Para tal montaje, Francis Lawrence evoca todas sus referencias de manera obvia, pero eficiente, no perdiéndose demasiado en el discurso político y construyendo un ágil preámbulo a los juegos en cuestión que ocupan el ultimo tercio de la película. Aunque algunas de las muertes resultan francamente anticlimáticas, Francis Lawrence entrega un sólido producto de consumo que algunos hermanarán con el sentimiento de épica ansiedad anticipatoria de The Empire Stikes Back (1980) de Keshner en la preparación para el capítulo final de la inquieta saga, que, como buen negocio, verá dividida su última parte en dos cintas: una que se pueden saltar y otra en la que todo será muerte y reconciliación.
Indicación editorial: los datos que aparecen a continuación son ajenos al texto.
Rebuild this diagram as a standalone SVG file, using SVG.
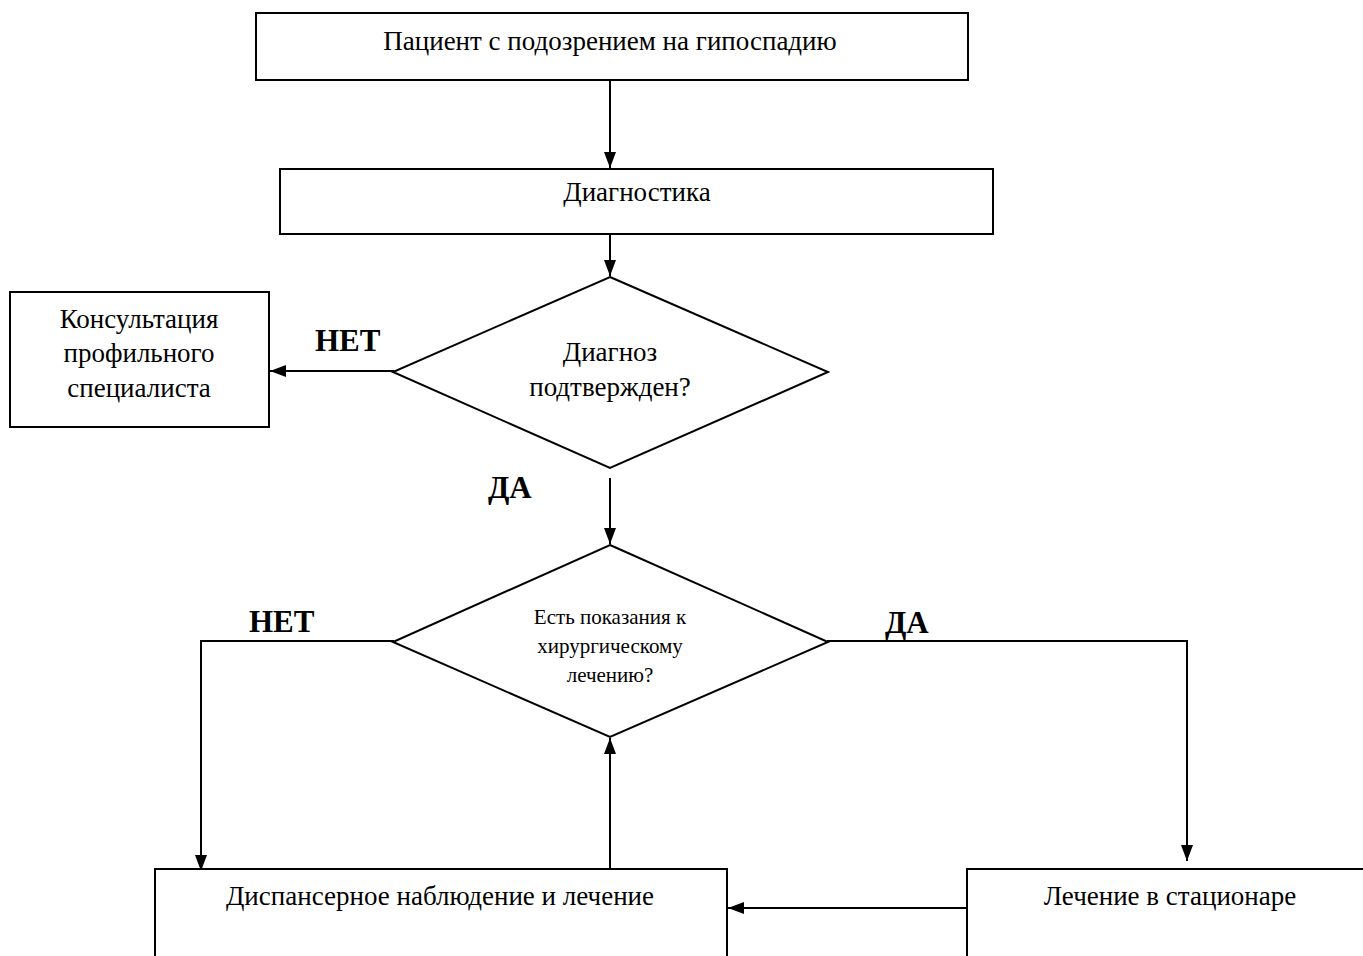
<svg xmlns="http://www.w3.org/2000/svg" width="1363" height="956" viewBox="0 0 1363 956">
<style>
.box{fill:#fff;stroke:#000;stroke-width:2}
.t{font-family:"Liberation Serif","Times New Roman",serif;font-size:27px;fill:#000;text-anchor:middle}
.ts{font-family:"Liberation Serif","Times New Roman",serif;font-size:21px;fill:#000;text-anchor:middle}
.lbl{font-family:"Liberation Serif","Times New Roman",serif;font-size:31px;font-weight:bold;fill:#000}
.c{fill:none;stroke:#000;stroke-width:2}
</style>
<defs>
<marker id="ah" markerUnits="userSpaceOnUse" markerWidth="16" markerHeight="12" refX="16" refY="6" orient="auto">
<path d="M0,0 L16,6 L0,12 z" fill="#000"/>
</marker>
</defs>
<rect width="1363" height="956" fill="#fff"/>
<g id="connectors">
<path class="c" d="M610,80 V168" marker-end="url(#ah)"/>
<path class="c" d="M610,234 V276" marker-end="url(#ah)"/>
<path class="c" d="M394,371 H270" marker-end="url(#ah)"/>
<path class="c" d="M610,478 V544" marker-end="url(#ah)"/>
<path class="c" d="M394,641 H201 V871" marker-end="url(#ah)"/>
<path class="c" d="M827,641 H1187 V861" marker-end="url(#ah)"/>
<path class="c" d="M610,869 V738" marker-end="url(#ah)"/>
<path class="c" d="M967,908 H728" marker-end="url(#ah)"/>
<text class="lbl" x="315" y="351">НЕТ</text>
<text class="lbl" x="488" y="498">ДА</text>
<text class="lbl" x="249" y="632">НЕТ</text>
<text class="lbl" x="885" y="633">ДА</text>
</g>
<g id="n1">
<rect class="box" x="256" y="13" width="712" height="67"/>
<text class="t" x="610" y="50">Пациент с подозрением на гипоспадию</text>
</g>
<g id="n2">
<rect class="box" x="280" y="169" width="713" height="65"/>
<text class="t" x="637" y="201">Диагностика</text>
</g>
<g id="n3">
<polygon class="box" points="610,277 828,372 610,468 393,372"/>
<text class="t" x="610" y="361">Диагноз</text>
<text class="t" x="610" y="396">подтвержден?</text>
</g>
<g id="n4">
<rect class="box" x="10" y="292" width="259" height="135"/>
<text class="t" x="139" y="328">Консультация</text>
<text class="t" x="139" y="362">профильного</text>
<text class="t" x="139" y="397">специалиста</text>
</g>
<g id="n5">
<polygon class="box" points="610,545 828,642 610,737 393,642"/>
<text class="ts" x="610" y="624">Есть показания к</text>
<text class="ts" x="610" y="653">хирургическому</text>
<text class="ts" x="610" y="682">лечению?</text>
</g>
<g id="n6">
<rect class="box" x="155" y="869" width="572" height="120"/>
<text class="t" x="440" y="905">Диспансерное наблюдение и лечение</text>
</g>
<g id="n7">
<rect class="box" x="967" y="869" width="410" height="120"/>
<text class="t" x="1170" y="905">Лечение в стационаре</text>
</g>
</svg>
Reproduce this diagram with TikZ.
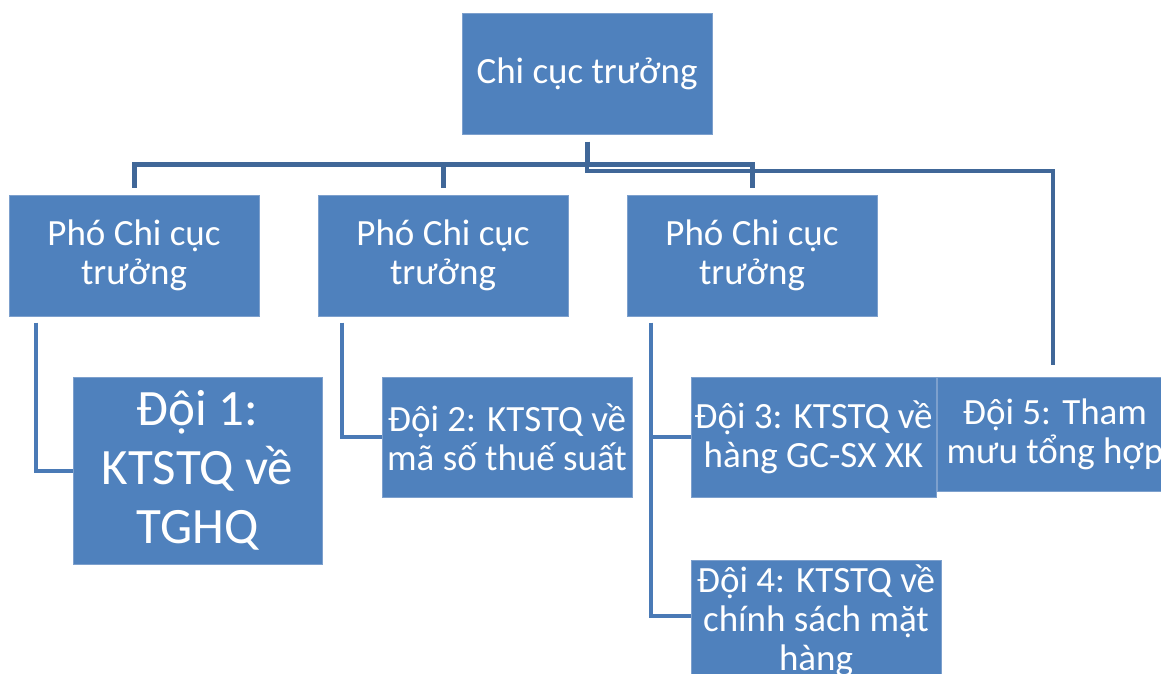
\documentclass[tikz,border=0pt]{standalone}
\usepackage{fontspec}
\setmainfont{Carlito}
\usetikzlibrary{calc}
\definecolor{boxfill}{RGB}{79,129,189}
\definecolor{boxedge}{RGB}{125,160,205}
\definecolor{busline}{RGB}{64,103,152}
\definecolor{sideline}{RGB}{74,122,182}
\begin{document}
\begin{tikzpicture}[x=1pt,y=-1pt,
  orgbox/.style={draw=boxedge,line width=1pt,fill=boxfill,text=white,align=center,
    inner sep=0pt,minimum width=250pt,minimum height=121pt,
    font=\fontsize{37}{39}\selectfont},
  bigtext/.style={font=\fontsize{51}{59}\selectfont},
  buslink/.style={draw=busline,line width=5pt},
  bus2link/.style={draw=busline,line width=4pt},
  sidelink/.style={draw=sideline,line width=4pt}]
\clip (0,0) rectangle (1161,673);
\fill[white] (0,0) rectangle (1161,673);

\node[orgbox] (top) at (587,73.5) {Chi cục trưởng};
\node[orgbox] (pA) at (134,255.5) {Phó Chi cục\\trưởng};
\node[orgbox] (pB) at (443,255.5) {Phó Chi cục\\trưởng};
\node[orgbox] (pC) at (752,255.5) {Phó Chi cục\\trưởng};

\node[orgbox,bigtext,minimum width=249pt,minimum height=187pt] (d1) at (197.5,470.5) {Đội 1:\\KTSTQ về\\TGHQ};
\node[orgbox,minimum height=120pt] (d2) at (507,437) {Đội 2: KTSTQ về\\mã số thuế suất};
\node[orgbox,minimum width=245pt,minimum height=120pt] (d3) at (813.5,437) {Đội 3: KTSTQ về\\hàng GC-SX XK};
\node[orgbox,minimum width=236pt,minimum height=114pt] (d5) at (1055,434) {Đội 5: Tham\\mưu tổng hợp};
\node[orgbox] (d4) at (816,620.5) {Đội 4: KTSTQ về\\chính sách mặt\\hàng};

\coordinate (bus) at ($(top.south)+(0,30)$);
\draw[buslink,shorten <=7pt] (top.south) -- (bus);
\draw[buslink,shorten >=7pt] (bus) -| (pA.north);
\draw[buslink,shorten >=7pt] (bus) -| (pB.north);
\draw[buslink,shorten >=7pt] (bus) -| (pC.north);
\draw[bus2link,shorten >=12pt] (bus) -- ++(0,6) -| ([xshift=-2pt]d5.north);

\draw[sidelink,shorten <=6pt] ([xshift=27pt]pA.south west) |- (d1.west);
\draw[sidelink,shorten <=6pt] ([xshift=24pt]pB.south west) |- (d2.west);
\draw[sidelink,shorten <=6pt] ([xshift=24pt]pC.south west) |- ([yshift=5pt]d4.west);
\draw[sidelink] ([xshift=24pt]pC.south west |- d3.west) -- (d3.west);
\end{tikzpicture}
\end{document}
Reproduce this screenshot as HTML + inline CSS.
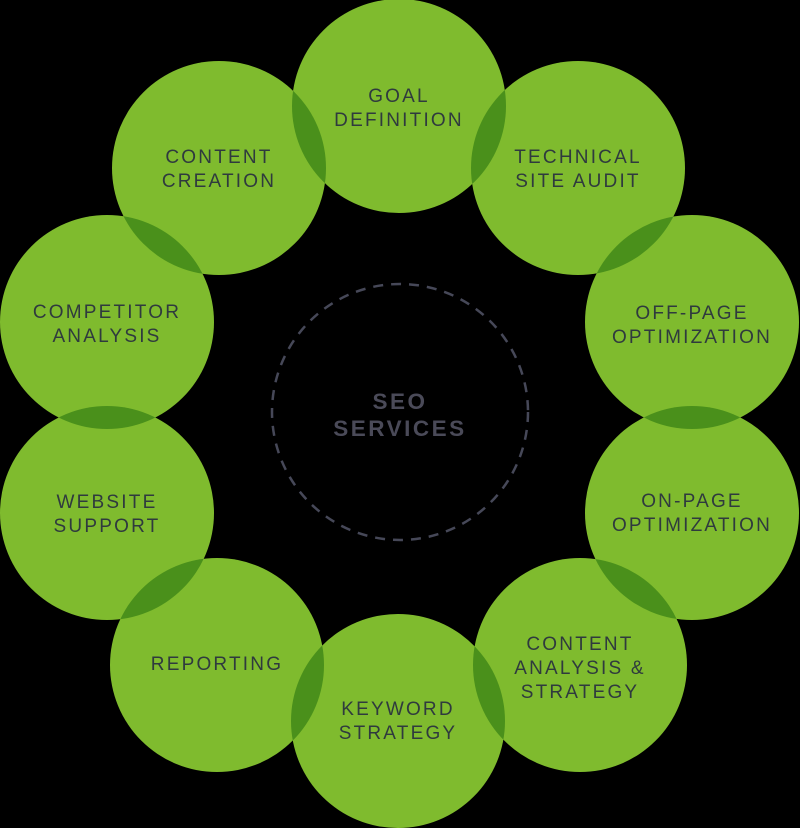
<!DOCTYPE html>
<html><head><meta charset="utf-8"><style>
html,body{margin:0;padding:0;background:#000;}
svg{display:block}
text{font-family:"Liberation Sans",sans-serif;}
</style></head><body>
<svg width="800" height="828" viewBox="0 0 800 828" xmlns="http://www.w3.org/2000/svg">
<defs>
<clipPath id="c0"><circle cx="399" cy="106" r="107"/></clipPath>
<clipPath id="c1"><circle cx="578" cy="168" r="107"/></clipPath>
<clipPath id="c2"><circle cx="692" cy="322" r="107"/></clipPath>
<clipPath id="c3"><circle cx="692" cy="513" r="107"/></clipPath>
<clipPath id="c4"><circle cx="580" cy="665" r="107"/></clipPath>
<clipPath id="c5"><circle cx="398" cy="721" r="107"/></clipPath>
<clipPath id="c6"><circle cx="217" cy="665" r="107"/></clipPath>
<clipPath id="c7"><circle cx="107" cy="513" r="107"/></clipPath>
<clipPath id="c8"><circle cx="107" cy="322" r="107"/></clipPath>
<clipPath id="c9"><circle cx="219" cy="168" r="107"/></clipPath>
</defs>
<rect width="800" height="828" fill="#000"/>
<g fill="#7fbb2e">
<circle cx="399" cy="106" r="107"/>
<circle cx="578" cy="168" r="107"/>
<circle cx="692" cy="322" r="107"/>
<circle cx="692" cy="513" r="107"/>
<circle cx="580" cy="665" r="107"/>
<circle cx="398" cy="721" r="107"/>
<circle cx="217" cy="665" r="107"/>
<circle cx="107" cy="513" r="107"/>
<circle cx="107" cy="322" r="107"/>
<circle cx="219" cy="168" r="107"/>
</g>
<g fill="#4a901b">
<circle cx="578" cy="168" r="107" clip-path="url(#c0)"/>
<circle cx="692" cy="322" r="107" clip-path="url(#c1)"/>
<circle cx="692" cy="513" r="107" clip-path="url(#c2)"/>
<circle cx="580" cy="665" r="107" clip-path="url(#c3)"/>
<circle cx="398" cy="721" r="107" clip-path="url(#c4)"/>
<circle cx="217" cy="665" r="107" clip-path="url(#c5)"/>
<circle cx="107" cy="513" r="107" clip-path="url(#c6)"/>
<circle cx="107" cy="322" r="107" clip-path="url(#c7)"/>
<circle cx="219" cy="168" r="107" clip-path="url(#c8)"/>
<circle cx="399" cy="106" r="107" clip-path="url(#c9)"/>
</g>
<circle cx="400" cy="412" r="128" fill="none" stroke="#464858" stroke-width="2.5" stroke-dasharray="10 8"/>
<g fill="#4a4a58" font-size="22.5" font-weight="bold" text-anchor="middle" letter-spacing="2.5">
<text x="400" y="409">SEO</text>
<text x="400" y="436">SERVICES</text>
</g>
<g fill="#2f3a3e" font-size="19" text-anchor="middle" letter-spacing="2.2">
<text x="399" y="102">GOAL</text><text x="399" y="126">DEFINITION</text>
<text x="578" y="163">TECHNICAL</text><text x="578" y="187">SITE AUDIT</text>
<text x="692" y="319">OFF-PAGE</text><text x="692" y="343">OPTIMIZATION</text>
<text x="692" y="507">ON-PAGE</text><text x="692" y="531">OPTIMIZATION</text>
<text x="580" y="650">CONTENT</text><text x="580" y="674">ANALYSIS &amp;</text><text x="580" y="698">STRATEGY</text>
<text x="398" y="715">KEYWORD</text><text x="398" y="739">STRATEGY</text>
<text x="217" y="670">REPORTING</text>
<text x="107" y="508">WEBSITE</text><text x="107" y="532">SUPPORT</text>
<text x="107" y="318">COMPETITOR</text><text x="107" y="342">ANALYSIS</text>
<text x="219" y="163">CONTENT</text><text x="219" y="187">CREATION</text>
</g>
</svg>
</body></html>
El reparto de nueva cuenta está integrado por varios actores de renombre utilizando pelucas que parecen venir del stock de Odisea Burbujas como Woody Harrelson, los abigarrados Elizabeth Banks, Stanley Tucci y Toby Jones, mientras que las nuevas adiciones al reparto buscan lucir nuevos modelos para que la audiencia tenga a alguien diferente para cachondear: para los caballeros, la sólida presencia de Jena Malone como Johanna Mason, y para las damas la arrogancia de Sam Clalin como Finnick Odair, además de la pereza actoral de Phillip Seymour Hoffman, quien como buen burócrata, nomás se para en su marca y dice sus líneas para cobrar un jugoso cheque y mientras menos hablemos de las platinadas sombras de ojos de Lenny Kravitz Avon Style, mejor estaremos.

The Hunger Games: Catching Fire busca incendiar la pantalla con gran provocación y, aunque indudablemente prenderá el entusiasmo de una legión de fans, la consumación fílmica parece aún distante para este filme, cuyo discurso político viene acompañado de un populista, escandaloso y vigoroso entretenimiento, pero carente de una auténtica e incendiaria revolución.